Kini kurasakan semilir angin menerpa tubuhku, tak terasa tak terasa waktu terus bergulir tanpa pernah meninggalkan jejak sedetikpun. Mungkin, pada saat ini sahabat yang mau mengerti aku adalah waktu. Karena sang waktu, matahari harus segera pergi, seiring putaran sang waktu. Pancaran sinarnya yang panas semakin lama semakin lembut membelai tubuhku. Kunikmati suasana ini, saat-saat suatu kehidupan harus berubah bentuk dan rupa. Saat-saat suatu aktivitas diakhiri dan berhenti untuk istirahat, menikmati buaian malam yang akan segera datang.

Inilah sebenarnya cerita keindahan hari terukur, lewat semburat cahaya kemerah-merahan dari sang surya di ufuk barat. Paduan warnanya adalah sebuah kehidupan. Namun, keindahan itu akan segera sirna. Berganti sebuah keindahan lagi dalam bentuk yang berbeda.
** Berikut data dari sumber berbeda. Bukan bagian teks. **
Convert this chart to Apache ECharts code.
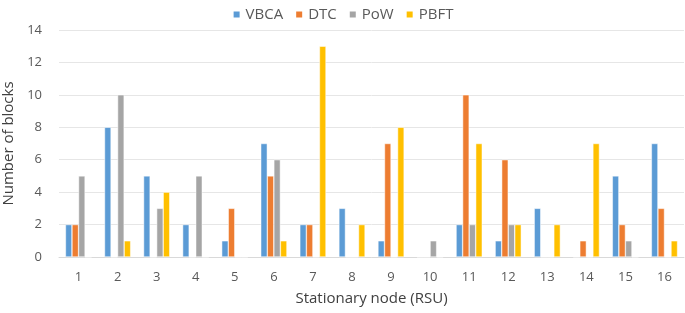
<!DOCTYPE html>
<html>
<head>
<meta charset="utf-8">
<script src="https://cdn.jsdelivr.net/npm/echarts@6/dist/echarts.min.js"></script>
<style>
  html, body { margin: 0; padding: 0; background: #fff; }
  #chart { width: 685px; height: 313px; }
</style>
</head>
<body>
<div id="chart"></div>
<script>
const nodes = ['1', '2', '3', '4', '5', '6', '7', '8', '9', '10', '11', '12', '13', '14', '15', '16'];
const vbca = [2, 8, 5, 2, 1, 7, 2, 3, 1, 0, 2, 1, 3, 0, 5, 7];
const dtc = [2, 0, 0, 0, 3, 5, 2, 0, 7, 0, 10, 6, 0, 1, 2, 3];
const pow = [5, 10, 3, 5, 0, 6, 0, 0, 0, 1, 2, 2, 0, 0, 1, 0];
const pbft = [0, 1, 4, 0, 0, 1, 13, 2, 8, 0, 7, 2, 2, 7, 0, 1];

const font = 'Open Sans';
const textColor = '#595959';

const barSeries = (name, data, color) => ({
  name: name,
  type: 'bar',
  data: data,
  barGap: '0%',
  barCategoryGap: '33%',
  itemStyle: { color: color, borderColor: '#ffffff', borderWidth: 0.5 },
});

const chart = echarts.init(document.getElementById('chart'));
chart.setOption({
  animation: false,
  textStyle: { fontFamily: font },
  legend: {
    top: 2,
    left: 'center',
    itemWidth: 8,
    itemHeight: 8,
    itemGap: 11,
    icon: 'rect',
    textStyle: { color: textColor, fontSize: 15, fontFamily: font },
    data: ['VBCA', 'DTC', 'PoW', 'PBFT'],
  },
  grid: { left: 59, right: 1, top: 30, bottom: 56, outerBoundsMode: 'none', containLabel: false },
  xAxis: {
    type: 'category',
    data: nodes,
    name: 'Stationary node (RSU)',
    nameLocation: 'middle',
    nameGap: 34,
    nameTextStyle: { color: '#404040', fontSize: 15, fontFamily: font },
    axisTick: { show: false },
    axisLine: { lineStyle: { color: '#d9d9d9', width: 1 } },
    axisLabel: { color: textColor, fontSize: 13, margin: 14 },
  },
  yAxis: {
    type: 'value',
    min: 0,
    max: 14,
    interval: 2,
    name: 'Number of blocks',
    nameLocation: 'middle',
    nameGap: 41,
    nameTextStyle: { color: '#404040', fontSize: 15, fontFamily: font },
    axisLine: { show: false },
    axisTick: { show: false },
    axisLabel: { color: textColor, fontSize: 13, margin: 17 },
    splitLine: { lineStyle: { color: '#e6e6e6', width: 1 } },
  },
  series: [
    barSeries('VBCA', vbca, '#5b9bd5'),
    barSeries('DTC', dtc, '#ed7d31'),
    barSeries('PoW', pow, '#a5a5a5'),
    barSeries('PBFT', pbft, '#ffc000'),
  ],
});
</script>
</body>
</html>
Inilah batas sebuah kehidupan, ketika senja telah berlalu, malam tak mungkin lari untuk menemani manusia mengukir hari di dalam mimpi. Kini senja itu telah berlalu, ada kepuasan dalam diriku, dapat menikmati senja saat ini. Namun aku selalu sedih, kenapa senja harus berlalu, meninggalkan eloknya tarian kehidupan .

Dan kini senja itu telah berlalu dan harus terus berlalu…………..

Jurangmangu, 22 September 2002

*pernah dikirim ke sebuah media (surat kabar-red), namun di tolak.